Generate Code for LSTM Network and Deploy on Cortex-M Target

This example uses:

This example demonstrates how to generate floating-point C code for a sequence-to-sequence long short-term memory (LSTM) network. You generate a PIL application that makes predictions at each step of an input timeseries.

This example shows three approaches for handling variable sequence length inputs to the LSTM network in the generated code. For each approach, you generate a PIL application that does one of the following:

Accepts a single observation of variable sequence length
Accepts multiple observations of variable sequence lengths
Leverages the stateful behavior of the LSTM network to accept an input of fixed sequence length

This example uses the accelerometer sensor data from a smartphone carried on the body and makes predictions on the activity of the wearer.

Wearer movements are classified into one of five categories, namely dancing, running, sitting, standing, and walking.

For more information on training the network, see Sequence Classification Using Deep Learning (Deep Learning Toolbox).

When you generate and run the PIL executable, the generated C code runs on an STMicroelectronics® STM32F746G-Discovery board. This board is an ARM Cortex®-M7 based microcontroller.

You can also deploy this example on other STMicroelectronics Discovery boards and STMicroelectronics Nucleo boards that use ARM Cortex-M processors. For deployment on these devices, you must install the corresponding support package and the associated required products, as described in the support package documentation.

For deployment on STMicroelectronics Discovery boards, install the Embedded Coder Support Package for STMicroelectronics Discovery Boards.

Supported STMicroelectronics Discovery boards:

STM32F746G-Discovery
STM32F769I-Discovery
STM32F4-Discovery

For deployment on STMicroelectronics Nucleo boards, install the Simulink Coder Support Package for STMicroelectronics Nucleo Boards.

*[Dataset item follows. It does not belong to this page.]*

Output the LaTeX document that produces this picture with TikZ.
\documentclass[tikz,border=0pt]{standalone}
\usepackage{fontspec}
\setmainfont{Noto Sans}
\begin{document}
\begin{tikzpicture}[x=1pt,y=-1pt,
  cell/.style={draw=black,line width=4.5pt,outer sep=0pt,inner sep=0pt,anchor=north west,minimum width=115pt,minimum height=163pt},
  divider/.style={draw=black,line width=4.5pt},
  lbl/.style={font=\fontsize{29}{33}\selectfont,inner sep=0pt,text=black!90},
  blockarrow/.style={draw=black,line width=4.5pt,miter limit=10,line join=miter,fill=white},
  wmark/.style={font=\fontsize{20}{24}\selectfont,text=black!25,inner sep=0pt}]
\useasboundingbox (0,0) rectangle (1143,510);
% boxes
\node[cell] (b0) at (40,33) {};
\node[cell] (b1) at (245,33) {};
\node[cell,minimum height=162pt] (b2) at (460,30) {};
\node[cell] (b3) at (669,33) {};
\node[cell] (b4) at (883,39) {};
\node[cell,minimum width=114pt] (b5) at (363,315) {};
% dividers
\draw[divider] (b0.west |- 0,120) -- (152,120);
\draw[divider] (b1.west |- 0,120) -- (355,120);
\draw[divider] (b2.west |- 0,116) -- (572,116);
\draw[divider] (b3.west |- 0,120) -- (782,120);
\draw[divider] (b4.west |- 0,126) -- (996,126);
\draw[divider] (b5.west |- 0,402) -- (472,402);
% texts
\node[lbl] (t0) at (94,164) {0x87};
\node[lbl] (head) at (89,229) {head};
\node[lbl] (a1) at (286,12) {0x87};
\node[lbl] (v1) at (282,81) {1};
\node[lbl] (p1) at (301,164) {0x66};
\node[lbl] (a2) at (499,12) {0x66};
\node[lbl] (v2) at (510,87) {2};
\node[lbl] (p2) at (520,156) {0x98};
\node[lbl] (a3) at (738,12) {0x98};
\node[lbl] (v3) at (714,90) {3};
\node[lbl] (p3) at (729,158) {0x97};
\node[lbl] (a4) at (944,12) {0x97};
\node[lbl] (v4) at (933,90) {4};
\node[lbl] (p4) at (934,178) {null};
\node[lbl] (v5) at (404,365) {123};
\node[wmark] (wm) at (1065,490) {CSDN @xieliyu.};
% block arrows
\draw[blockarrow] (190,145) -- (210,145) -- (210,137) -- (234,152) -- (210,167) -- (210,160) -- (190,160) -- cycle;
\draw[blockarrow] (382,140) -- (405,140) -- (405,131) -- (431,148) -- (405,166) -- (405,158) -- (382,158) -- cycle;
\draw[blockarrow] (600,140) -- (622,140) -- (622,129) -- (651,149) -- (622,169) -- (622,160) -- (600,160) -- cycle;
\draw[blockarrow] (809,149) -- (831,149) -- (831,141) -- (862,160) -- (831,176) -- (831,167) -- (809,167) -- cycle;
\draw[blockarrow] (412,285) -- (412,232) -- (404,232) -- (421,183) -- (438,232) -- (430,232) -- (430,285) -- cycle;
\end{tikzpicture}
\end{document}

Supported STMicroelectronics Nucleo boards:

Nucleo-F401RE
Nucleo-F103RB
Nucleo-F302R8
Nucleo-F031K6
Nucleo-L476RG
Nucleo-L053R8
Nucleo-F746ZG
Nucleo-F411RE
Nucleo-F767ZI
Nucleo-H743ZI/Nucleo-H743ZI2

Required Hardware and Peripherals

STM32F746G-Discovery board
USB type A to Mini-B cable

Connect the hardware board to the host computer by using an USB type A to Mini-B cable. To install drivers for the board, see Install Drivers for STMicroelectronics STM32 Boards (Embedded Coder).

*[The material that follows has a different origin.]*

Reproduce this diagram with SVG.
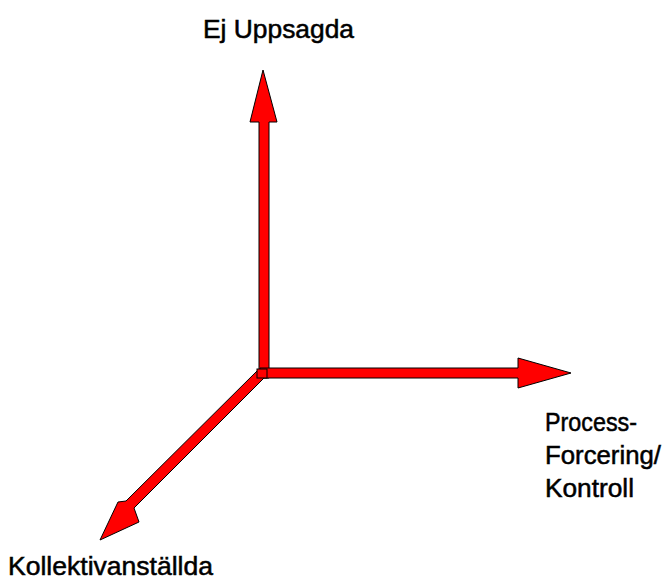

Set Code Configuration Parameters

Create Code Configuration Object

Create a coder.EmbeddedCodeConfig object cfg for generating a static library.

cfg = coder.config('lib','ecoder',true);

Configure Object for PIL Execution

To enable PIL-based execution, set VerificationMode to 'PIL'.

cfg.VerificationMode = 'PIL';

To generate generic C code that does not depend on third-party libraries, set TargetLibrary to 'none'.

cfg.DeepLearningConfig = coder.DeepLearningConfig('TargetLibrary', 'none');

Specify Target Hardware

To specify the target hardware, create a coder.Hardware object. Assign this object to the Hardware property of the object cfg.

cfg.Hardware = coder.hardware('STM32F746G-Discovery');

Set PIL Communication Interface

Set up a serial PIL communication interface.

cfg.Hardware.PILInterface = 'Serial';

To determine the COM port for serial communication, follow the steps 2 to 4 in Code Verification and Validation with PIL and Monitoring and Tuning (Embedded Coder). Then, set the PILCOMPort property.

cfg.Hardware.PILCOMPort = 'COM4';

Limit Stack Size

The default stack size is much larger than the memory available on the hardware this example uses. Set the stack size to a smaller value, for example, 512 bytes.

cfg.StackUsageMax = 512;

To view the build log at the command line, enable verbose build.

cfg.Verbose = 1;

Enable ARM Cortex-M CRL

To generate optimal code, use the ARM Cortex-M (CMSIS) code replacement library.

cfg.CodeReplacementLibrary = 'ARM Cortex-M (CMSIS)';

Approach 1: Generate PIL Executable That Accepts a Single Observation of Variable Sequence Length

`lstmNetwork_predict` Entry-Point Function

This entry-point function takes an input sequence and passes it to a trained LSTM network for prediction. Specifically, this function uses the LSTM network trained in the example Sequence to Sequence Classification Using Deep Learning example.

The function loads the network object from the activityRecognitionNet.mat file into a persistent variable. The function reuses this persistent object on subsequent prediction calls.

type('lstmNetwork_predict.m')

function out = lstmNetwork_predict(in) %#codegen

% Copyright 2019-2021 The MathWorks, Inc. 

persistent mynet;

if isempty(mynet)
    mynet = coder.loadDeepLearningNetwork('activityRecognitionNet.mat');
end

% pass in input   
out = predict(mynet,in);

Specify Input Type and Size

Specify the type and size of the input argument to the codegen command by using the coder.typeof function.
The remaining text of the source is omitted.